--- START OF Records shown ---

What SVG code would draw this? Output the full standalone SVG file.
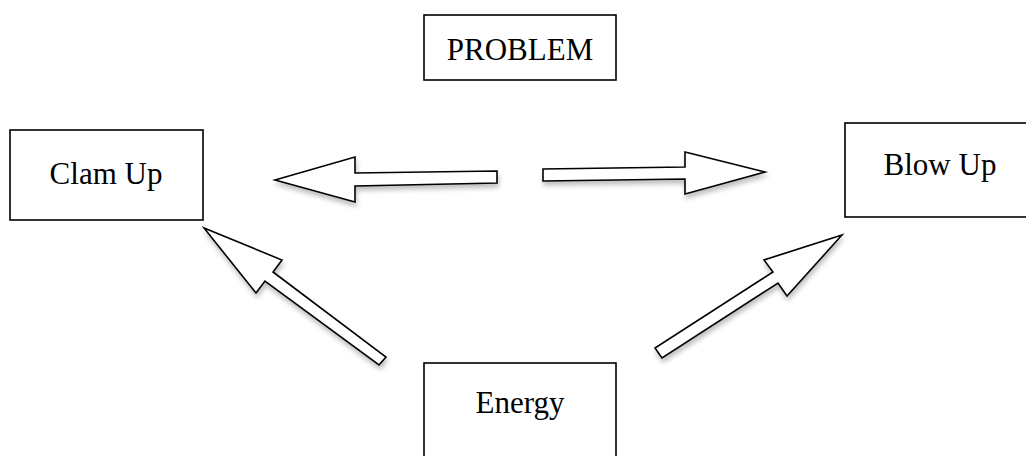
<svg xmlns="http://www.w3.org/2000/svg" width="1026" height="456" viewBox="0 0 1026 456">
<defs>
<style>
.box{fill:#fff;stroke:#000;stroke-width:1.6}
.lbl{font-family:"Liberation Serif","Times New Roman",serif;font-size:31px;fill:#000;text-anchor:middle}
.arr{fill:#fff;stroke:#000;stroke-width:1.6;stroke-linejoin:miter;filter:url(#sh)}
</style>
<filter id="sh" x="-20%" y="-30%" width="140%" height="160%">
<feGaussianBlur in="SourceAlpha" stdDeviation="2.5"/>
<feOffset dx="1" dy="4" result="b"/>
<feComponentTransfer><feFuncA type="linear" slope="0.25"/></feComponentTransfer>
<feMerge><feMergeNode/><feMergeNode in="SourceGraphic"/></feMerge>
</filter>
</defs>
<rect width="1026" height="456" fill="#fff"/>
<g id="problem">
<rect class="box" x="424" y="15" width="192" height="65"/>
<text class="lbl" x="520" y="60">PROBLEM</text>
</g>
<g id="clamup">
<rect class="box" x="10" y="130" width="193" height="90"/>
<text class="lbl" x="106" y="184">Clam Up</text>
</g>
<g id="blowup">
<rect class="box" x="845" y="123" width="190" height="94"/>
<text class="lbl" x="940" y="175">Blow Up</text>
</g>
<g id="energy">
<rect class="box" x="424" y="363" width="192" height="100"/>
<text class="lbl" x="520" y="413">Energy</text>
</g>
<g id="connectors">
<polygon class="arr" points="275,180 355,157 355,173 497,171 497,183 355,186 355,202"/>
<polygon class="arr" points="543,169 685,167 685,152 765,172 685,194 685,179 543,181"/>
<polygon class="arr" points="204,228 282,260 273,272 386,357 379,365 265,281 256,293"/>
<polygon class="arr" points="842,235 764,260 773,272 655,348 662,358 778,283 787,296"/>
</g>
</svg>
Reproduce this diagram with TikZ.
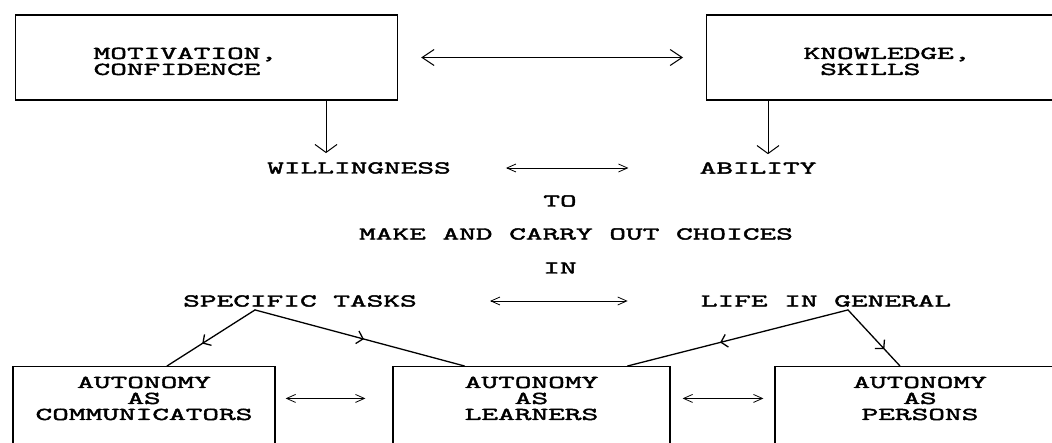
\documentclass[tikz,border=0pt]{standalone}
\usepackage{fontspec}
\setmonofont[FakeStretch=1.8, FakeBold=2.5]{Latin Modern Mono}
\usetikzlibrary{arrows.meta,decorations.markings}

\tikzset{
  word/.style={font=\ttfamily\fontsize{18}{16}\selectfont, inner sep=3pt},
  topbox/.style={draw, line width=1.2pt, word, anchor=west, align=left, minimum height=85pt,
    execute at begin node={\rule{0pt}{19pt}}},
  lowbox/.style={draw, line width=1.2pt, anchor=north, minimum height=110pt},
  lowtext/.style={word, anchor=north, align=center, yshift=-7.5pt},
  bigtip/.style={{Straight Barb[length=12pt,width=16pt]}-{Straight Barb[length=12pt,width=16pt]}, line width=1pt},
  dropline/.style={-{Straight Barb[length=8pt,width=22pt]}, line width=1pt},
  dbl/.style={{Straight Barb[length=9pt,width=8pt]}-{Straight Barb[length=9pt,width=8pt]}, line width=0.8pt},
  branch/.style={line width=1.3pt, line cap=round, postaction={decorate},
    decoration={markings, mark=at position #1 with {\arrow{Straight Barb[length=6pt,width=13pt]}}}}
}

\begin{document}
\begin{tikzpicture}[x=1pt,y=-1pt]
  \useasboundingbox (0,0) rectangle (1052,443);

  % top row
  \node[topbox, inner xsep=78pt, text width=226pt] (motiv) at (15,57.5) {MOTIVATION,\\CONFIDENCE};
  \node[topbox, inner xsep=97pt, text width=170pt] (know) at (706,57.5) {KNOWLEDGE,\\\phantom{K}SKILLS};
  \draw[bigtip, shorten <=23pt, shorten >=23pt] (motiv) -- (know);

  % middle words
  \node[word] (will) at (359,168) {WILLINGNESS};
  \node[word] (abil) at (758,168) {ABILITY};
  \node[word] (toword) at (560,201) {TO};
  \node[word] (choice) at (576,234) {MAKE AND CARRY OUT CHOICES};
  \node[word] (inword) at (560,268) {IN};
  \node[word] (spec) at (300,301) {SPECIFIC TASKS};
  \node[word] (life) at (826,301) {LIFE IN GENERAL};

  \coordinate (wtip) at ([xshift=-33pt]will.north);
  \coordinate (atip) at ([xshift=10pt]abil.north);
  \draw[dropline, shorten >=6pt] (wtip |- motiv.south) -- (wtip);
  \draw[dropline, shorten >=5pt] (atip |- know.south) -- (atip);
  \draw[dbl, shorten <=52pt, shorten >=68pt] (will) -- (abil);
  \draw[dbl, shorten <=70pt, shorten >=70pt] (spec) -- (life);

  % bottom row
  \node[lowbox, minimum width=262pt,
    label={[lowtext, name=commtxt]north:{AUTONOMY\\AS\\COMMUNICATORS}}] (comm) at (144,366) {};
  \node[lowbox, minimum width=277pt,
    label={[lowtext, name=learntxt]north:{AUTONOMY\\AS\\LEARNERS}}] (learn) at (531.5,366) {};
  \node[lowbox, minimum width=290pt,
    label={[lowtext, name=perstxt]north:{AUTONOMY\\AS\\PERSONS}}] (pers) at (920,366) {};

  \draw[dbl, shorten <=10pt, shorten >=27pt] (comm.east |- commtxt) -- (learn.west |- commtxt);
  \draw[dbl, shorten <=12pt, shorten >=11pt] (learn.east |- learntxt) -- (pers.west |- learntxt);

  \draw[branch=0.6] ([xshift=-45pt]spec.south) -- ([xshift=23pt]comm.north);
  \draw[branch=0.52] ([xshift=-45pt]spec.south) -- ([xshift=-67pt]learn.north);
  \draw[branch=0.58] ([xshift=22pt]life.south) -- ([xshift=96pt]learn.north);
  \draw[branch=0.7] ([xshift=22pt]life.south) -- ([xshift=-20pt]pers.north);
\end{tikzpicture}
\end{document}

--- END OF Records shown ---

With the pictures removed from your copy, retype the lines above from the one that contains "Reproduce this diagram with TikZ." through the one that contains "(0,0) rectangle (1052,443);", exactly.

■ **The result**
Reproduce this diagram with TikZ.
\documentclass[tikz,border=0pt]{standalone}
\usepackage{fontspec}
\setmonofont[FakeStretch=1.8, FakeBold=2.5]{Latin Modern Mono}
\usetikzlibrary{arrows.meta,decorations.markings}

\tikzset{
  word/.style={font=\ttfamily\fontsize{18}{16}\selectfont, inner sep=3pt},
  topbox/.style={draw, line width=1.2pt, word, anchor=west, align=left, minimum height=85pt,
    execute at begin node={\rule{0pt}{19pt}}},
  lowbox/.style={draw, line width=1.2pt, anchor=north, minimum height=110pt},
  lowtext/.style={word, anchor=north, align=center, yshift=-7.5pt},
  bigtip/.style={{Straight Barb[length=12pt,width=16pt]}-{Straight Barb[length=12pt,width=16pt]}, line width=1pt},
  dropline/.style={-{Straight Barb[length=8pt,width=22pt]}, line width=1pt},
  dbl/.style={{Straight Barb[length=9pt,width=8pt]}-{Straight Barb[length=9pt,width=8pt]}, line width=0.8pt},
  branch/.style={line width=1.3pt, line cap=round, postaction={decorate},
    decoration={markings, mark=at position #1 with {\arrow{Straight Barb[length=6pt,width=13pt]}}}}
}

\begin{document}
\begin{tikzpicture}[x=1pt,y=-1pt]
  \useasboundingbox (0,0) rectangle (1052,443);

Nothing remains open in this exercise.